A+B architects are pioneering the future of dream home design, with a virtual reality tool that lets people customise and walk around inside their future space before it’s built.

The new Pre-Occupancy Evaluation Tool, or P-OET, uses augmented and virtual reality to enable developers to produce bespoke homes and work spaces tuned to users’ needs.

P-OET is the brainchild of a team at Deakin’s Interdisciplinary Design environments for Engineering and Architecture laboratory (IDeEA Lab), within the School of Architecture and Built Environment.

Led by Professor of Architecture and Interdisciplinary Design Jules Moloney, the team considered how a typical couple might go about buying an apartment, leveraging VR technology to enable new home buyers to make better and more informed decisions.

“Building a home is one of the biggest decisions a young couple will make, but understanding what the living environment is actually going to be like to live in can be difficult,” Professor Moloney said.

“At the moment developers rely on floor plans, a few select perspective views or an expensive show home, but floorplans are hard for average buyers to understand and often the images and show apartments are generic.”

Professor Moloney said the idea behind P-OET was to allow users to shape and design their future homes to match their needs and budget.

“Imagine your perfect living arrangement and you can immediately walk around in it, seamlessly,” he said.

“Because the end user is the one with the input, not the designer, you can tune the final product to your specifications and balance the best you can with the budget you’ve got.

“This is a win-win situation, with owners getting a tailored home and developers being able to engage with a shifting demographic.”

Professor Moloney said another benefit of the technology was how it could help buyers understand the constraints of a space before moving in.

“There are things you don’t understand until you live in a place for a while, such as if there’s enough space to move around comfortably, the views and where the sun will be at any given moment,” he said.

“With this tool we can show views out from your future living room or work space, allow you to walk about and test circulation, and provide time-lapse simulations of daily and seasonal sun paths.

“By putting yourself in that immersive space, you start to understand how to subtly tune internal environments and spatial connections to your needs.

“This can also be incredibly useful for the spatial arrangements of offices and workspaces, by getting things right in the first instance rather than relying on costly retrofitting.

“We can even apply spatialized sound in the environment so you can get of sense of how activity noise is going to affect the space and make any necessary changes prior to occupation.”

P-OET currently works in a single user mode, with an office prototype complete and an apartment planning module under development.

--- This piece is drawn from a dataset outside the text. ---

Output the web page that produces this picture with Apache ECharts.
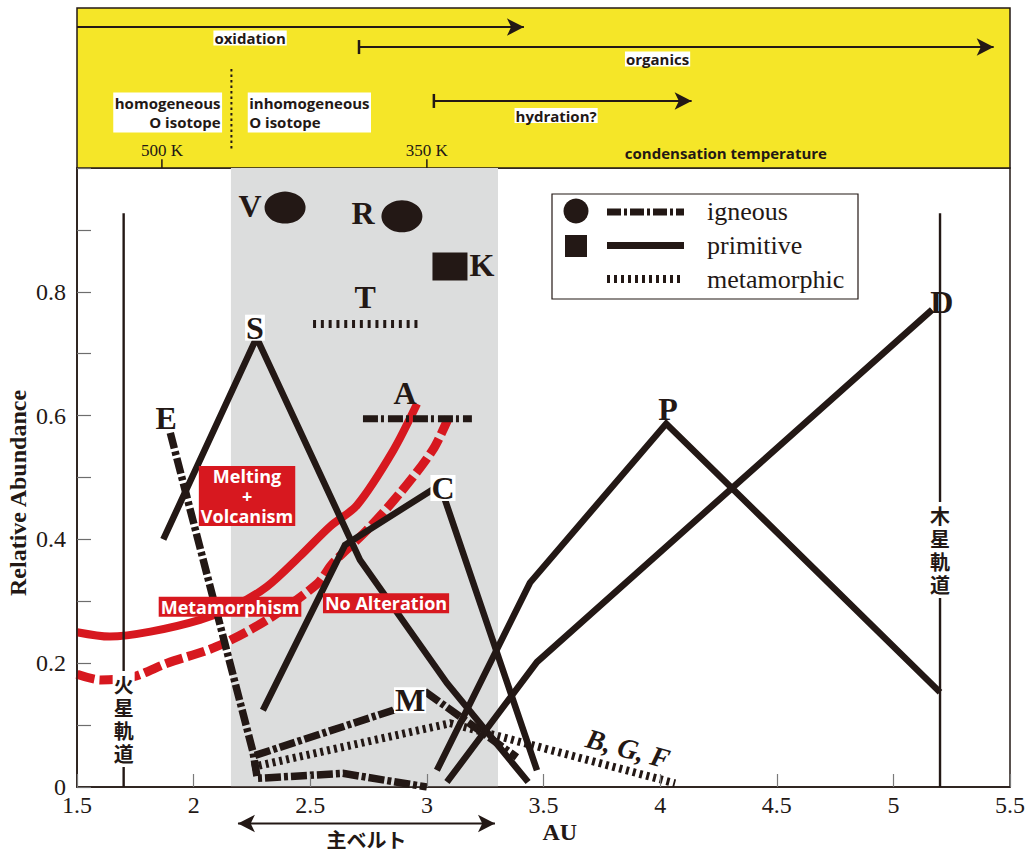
<!DOCTYPE html>
<html><head><meta charset="utf-8">
<script src="https://cdn.jsdelivr.net/npm/echarts@6/dist/echarts.min.js"></script>
<style>html,body{margin:0;padding:0;background:#fff}#c{width:1034px;height:853px}</style>
</head><body><div id="c"></div>
<script>
const INK = '#231815';
const RED = '#D7181F';
const YELLOW = '#F5E628';
const GRAY = '#DCDDDD';

// axes
const xMin = 1.5, xMax = 5.5, xStep = 0.5;
const yMin = 0, yMax = 1, yStep = 0.1;
const yLabelValues = [0, 0.2, 0.4, 0.6, 0.8];

// main belt band and orbits
const mainBeltBand = [2.16, 3.305];
const marsOrbit = 1.70, jupiterOrbit = 5.2, orbitTop = 0.927;
const mainBeltArrow = [2.19, 3.292], mainBeltArrowY = -0.059;

// primitive (solid)
const primitiveS = [[1.87,0.40],[2.27,0.726],[2.713,0.367],[3.086,0.168],[3.434,0.008]];
const primitiveC = [[2.297,0.124],[2.649,0.391],[3.056,0.488],[3.472,0.027]];
const primitiveP = [[3.043,0.027],[3.442,0.33],[4.026,0.587],[5.2,0.153]];
const primitiveD = [[3.086,0.008],[3.472,0.202],[5.166,0.771]];
// igneous (dash-dot)
const igneousE = [[1.90,0.572],[2.255,0.056],[2.273,0.014],[2.64,0.022],[3.0,0.0]];
const igneousM = [[2.263,0.051],[2.855,0.124],[3.0,0.152],[3.386,0.048]];
const igneousA = [[2.726,0.595],[3.193,0.595]];
// metamorphic (dotted)
const metamorphicBGF = [[2.25,0.032],[3.10,0.103],[4.064,0.006]];
const metamorphicT = [[2.512,0.748],[2.979,0.748]];
// single-point classes
const igneousPoints = [[2.392,0.936],[2.893,0.922]];   // V, R
const primitivePoints = [[3.099,0.841]];               // K
// red curves
const redMelting = [[1.5,0.25],[1.641,0.243],[1.815,0.251],[2.027,0.270],[2.169,0.291],[2.315,0.324],[2.456,0.373],[2.585,0.421],[2.70,0.455],[2.855,0.543],[2.958,0.619]];
const redNoAlteration = [[1.5,0.182],[1.60,0.173],[1.74,0.178],[1.886,0.200],[2.10,0.227],[2.315,0.270],[2.529,0.328],[2.598,0.362],[2.743,0.415],[2.885,0.475],[3.026,0.545],[3.099,0.602]];

// labels [text, x, y]
const letterLabels = [['V',2.242,0.938],['R',2.726,0.928],['K',3.236,0.843],['T',2.735,0.791],['S',2.263,0.742],['E',1.882,0.596],['A',2.906,0.637],['C',3.069,0.483],['M',2.928,0.140],['P',4.034,0.610],['D',5.208,0.784]];
const boxedLetters = ['S','C','M'];
const redLabels = [['Melting\n+\nVolcanism',2.229,0.470],['Metamorphism',2.156,0.291],['No Alteration',2.825,0.297]];
const marsLabel = ['火','星','軌','道'], marsLabelY = 0.110;
const jupiterLabel = ['木','星','軌','道'], jupiterLabelY = 0.383;

// top (yellow) panel, y in 0..1 of panel
const oxidationArrow = [1.5, 3.416, 0.881];
const organicsArrow = [2.709, 5.43, 0.756];
const hydrationArrow = [3.03, 4.135, 0.419];
const isotopeDivider = [2.162, 0.619, 0.1125];
const tempTicks = [[1.864,'500 K'],[3.0,'350 K']];
const topLabels = [['oxidation',2.242,0.8125],['organics',3.989,0.681],['hydration?',3.554,0.328]];

const chart = echarts.init(document.getElementById('c'), null, {renderer:'svg', width:1034, height:853});
const GRID_W = 1034 - 77 - 24;

function ln(data, style, extra) {
  return Object.assign({type:'line', xAxisIndex:0, yAxisIndex:0, data, symbol:'none', silent:true, animation:false, z:3,
    lineStyle:Object.assign({color:INK, cap:'butt', join:'miter', miterLimit:10}, style)}, extra || {});
}
function arrowLine(x0, x1, y, startBar) {
  return {type:'line', xAxisIndex:1, yAxisIndex:1, silent:true, animation:false, z:5, showSymbol:true,
    lineStyle:{color:INK, width:2}, itemStyle:{color:INK, opacity:1},
    data:[ startBar ? {value:[x0,y], symbol:'rect', symbolSize:[2.5,14]} : {value:[x0,y], symbol:'none'},
           {value:[x1, y], symbol:'arrow', symbolSize:[13,17], symbolRotate:-90} ]};
}
const IGN = [16,3,4,3], MET = [3,4];

const option = {
  animation:false,
  grid:[
    {left:77, right:24, top:168, bottom:66, show:true, backgroundColor:'#fff', borderColor:INK, borderWidth:1.5, z:0},
    {left:77, right:24, top:8, height:160, show:true, backgroundColor:YELLOW, borderColor:INK, borderWidth:1.5, z:0}
  ],
  xAxis:[
    {gridIndex:0, type:'value', min:xMin, max:xMax, interval:xStep, z:4,
      axisLine:{lineStyle:{color:INK, width:1.5}},
      axisTick:{inside:true, length:13, lineStyle:{color:'#7a7a7a', width:1.2}},
      axisLabel:{margin:6, color:INK, fontFamily:'Liberation Serif', fontSize:24},
      splitLine:{show:false}},
    {gridIndex:1, type:'value', min:xMin, max:xMax, show:false}
  ],
  yAxis:[
    {gridIndex:0, type:'value', min:yMin, max:yMax, interval:yStep, z:4,
      axisLine:{lineStyle:{color:INK, width:1.5}},
      axisTick:{inside:true, length:14, lineStyle:{color:'#6d6d6d', width:1.2}},
      axisLabel:{margin:11, color:INK, fontFamily:'Liberation Serif', fontSize:24,
        formatter:v => yLabelValues.some(t => Math.abs(t - v) < 1e-6) ? String(Math.round(v*10)/10) : ''},
      splitLine:{show:false}},
    {gridIndex:1, type:'value', min:0, max:1, show:false}
  ],
  series:[
    {type:'line', xAxisIndex:0, yAxisIndex:0, data:[], silent:true, z:1,
      markArea:{silent:true, itemStyle:{color:GRAY, opacity:1}, data:[[{coord:[mainBeltBand[0], yMin]},{coord:[mainBeltBand[1], yMax]}]]}},
    ln([[marsOrbit,0],[marsOrbit,orbitTop]], {width:2.4}),
    ln([[jupiterOrbit,0],[jupiterOrbit,orbitTop]], {width:2.4}),
    ln(redMelting, {color:RED, width:8}, {smooth:0.3, z:2}),
    ln(redNoAlteration, {color:RED, width:9, type:[18,5]}, {smooth:0.3, z:2}),
    ln(primitiveS, {width:6.5}),
    ln(primitiveC, {width:6.5}),
    ln(primitiveP, {width:6.5}),
    ln(primitiveD, {width:6.5}),
    ln(igneousE, {width:7.5, type:IGN}),
    ln(igneousM, {width:7.5, type:IGN}),
    ln(igneousA, {width:7, type:[15,3,3,4]}),
    ln(metamorphicBGF, {width:8, type:MET}),
    ln(metamorphicT, {width:8, type:[3,4.8]}),
    {type:'scatter', xAxisIndex:0, yAxisIndex:0, data:igneousPoints, symbol:'circle', symbolSize:[41,32], itemStyle:{color:INK, opacity:1}, silent:true, z:3},
    {type:'scatter', xAxisIndex:0, yAxisIndex:0, data:primitivePoints, symbol:'rect', symbolSize:[35,28], itemStyle:{color:INK, opacity:1}, silent:true, z:3},
    {type:'line', xAxisIndex:0, yAxisIndex:0, clip:false, silent:true, z:5, showSymbol:true,
      lineStyle:{color:INK, width:2}, itemStyle:{color:INK, opacity:1},
      data:[{value:[mainBeltArrow[0], mainBeltArrowY], symbol:'arrow', symbolSize:[13,17], symbolRotate:90},
            {value:[mainBeltArrow[1], mainBeltArrowY], symbol:'arrow', symbolSize:[13,17], symbolRotate:-90}]},
    arrowLine(oxidationArrow[0], oxidationArrow[1], oxidationArrow[2], false),
    arrowLine(organicsArrow[0], organicsArrow[1], organicsArrow[2], true),
    arrowLine(hydrationArrow[0], hydrationArrow[1], hydrationArrow[2], true),
    {type:'line', xAxisIndex:1, yAxisIndex:1, symbol:'none', silent:true, z:5,
      data:[[isotopeDivider[0], isotopeDivider[1]],[isotopeDivider[0], isotopeDivider[2]]],
      lineStyle:{color:INK, width:2, type:[2.5,3]}},
    ...tempTicks.map(t => ({type:'line', xAxisIndex:1, yAxisIndex:1, symbol:'none', silent:true, z:5,
      data:[[t[0],0],[t[0],0.055]], lineStyle:{color:INK, width:1.5}}))
  ]
};
chart.setOption(option);

const P = (x, y, g) => chart.convertToPixel({gridIndex:g || 0}, [x, y]);
const els = [];
function txt(x, y, g, text, style, extra) {
  const p = P(x, y, g);
  els.push(Object.assign({type:'text', x:p[0], y:p[1], z:100, silent:true,
    style:Object.assign({text, fill:INK, align:'center', textAlign:'center', verticalAlign:'middle', textVerticalAlign:'middle'}, style)}, extra || {}));
}
const SERIF = '"Liberation Serif", serif';
const SANS = '"Open Sans", sans-serif';
const CJK = '"Noto Sans CJK JP", sans-serif';

letterLabels.forEach(l => {
  const st = {font:'bold 32px ' + SERIF};
  if (boxedLetters.includes(l[0])) Object.assign(st, {backgroundColor:'#fff', padding:[0,1], lineHeight:26});
  txt(l[1], l[2], 0, l[0], st);
});
redLabels.forEach(l => txt(l[1], l[2], 0, l[0], {font:'bold 18px ' + SANS, fill:'#fff', backgroundColor:RED, lineHeight:20, padding:[0,2]}));
txt(3.862, 0.062, 0, 'B, G, F', {font:'italic bold 28px ' + SERIF}, {rotation:-15*Math.PI/180});

// vertical CJK orbit labels, one character per text, on a white strip
function verticalLabel(chars, xv, yv) {
  const c = P(xv, yv, 0), pitch = 23, n = chars.length;
  els.push({type:'rect', z:99, silent:true, shape:{x:c[0]-11, y:c[1]-pitch*n/2-2, width:22, height:pitch*n+4}, style:{fill:'#fff'}});
  chars.forEach((ch, i) => els.push({type:'text', z:100, silent:true, x:c[0], y:c[1] + (i - (n-1)/2)*pitch,
    style:{text:ch, font:'bold 20px ' + CJK, fill:INK, align:'center', textAlign:'center', verticalAlign:'middle', textVerticalAlign:'middle', lineHeight:20}}));
}
verticalLabel(marsLabel, marsOrbit, marsLabelY);
verticalLabel(jupiterLabel, jupiterOrbit, jupiterLabelY);

txt((mainBeltArrow[0]+mainBeltArrow[1])/2, -0.085, 0, '主ベルト', {font:'bold 20px ' + CJK, lineHeight:20});
txt(3.57, -0.073, 0, 'AU', {font:'bold 24px ' + SERIF});
txt(1.5 - 59*(xMax-xMin)/GRID_W, 0.475, 0, 'Relative Abundance', {font:'bold 24px ' + SERIF}, {rotation:Math.PI/2});

// top panel texts
topLabels.forEach(l => txt(l[1], l[2], 1, l[0], {font:'bold 15px ' + SANS, backgroundColor:'#fff', lineHeight:15, padding:[0,1]}));
txt(2.122, 0.347, 1, 'homogeneous\nO isotope', {font:'bold 15px ' + SANS, backgroundColor:'#fff', lineHeight:19, padding:[1,1.5], align:'right', textAlign:'right'});
txt(2.232, 0.347, 1, 'inhomogeneous\nO isotope', {font:'bold 15px ' + SANS, backgroundColor:'#fff', lineHeight:19, padding:[1,1.5], align:'left', textAlign:'left'});
txt(4.282, 0.094, 1, 'condensation temperature', {font:'bold 15px ' + SANS});
tempTicks.forEach(t => txt(t[0], 0.11, 1, t[1], {font:'17px ' + SERIF}));

// legend
els.push({type:'rect', z:90, silent:true, shape:{x:552, y:194, width:306, height:105}, style:{fill:'#fff', stroke:INK, lineWidth:1.2}});
els.push({type:'circle', z:91, silent:true, shape:{cx:576, cy:211, r:12.5}, style:{fill:INK}});
els.push({type:'rect', z:91, silent:true, shape:{x:565, y:235, width:22, height:22}, style:{fill:INK}});
els.push({type:'line', z:91, silent:true, shape:{x1:607, y1:212, x2:684, y2:212}, style:{stroke:INK, lineWidth:7, lineDash:[14,3,3,3]}});
els.push({type:'line', z:91, silent:true, shape:{x1:607, y1:245.5, x2:684, y2:245.5}, style:{stroke:INK, lineWidth:7}});
els.push({type:'line', z:91, silent:true, shape:{x1:607, y1:279, x2:684, y2:279}, style:{stroke:INK, lineWidth:8, lineDash:[3,4]}});
[['igneous',211],['primitive',245],['metamorphic',279]].forEach(t => els.push({type:'text', z:92, silent:true, x:707, y:t[1],
  style:{text:t[0], font:'26px ' + SERIF, fill:INK, align:'left', textAlign:'left', verticalAlign:'middle', textVerticalAlign:'middle'}}));

chart.setOption({graphic:{elements:els}});
</script></body></html>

Future versions will allow for multiple users to collaborate and share the experience from different locations and time zones, as well as teleport to saved viewing positions and record and retrieve audio notes.

Professor Moloney said as well as providing a tool for typical commercial developers, one of the goals of the software was to see it put to use by a group of people to design a co-operative living space with multiple individual rooms and shared services.

“P-OET could enable the design and evaluation of both individual homes and shared amenity such as play areas for children, laundry rooms and workshop spaces,” he said.

“The ultimate goal would be an online design forum where potential co-operative owners could meet and develop a shared vision of how they want to live in a sustainable way.”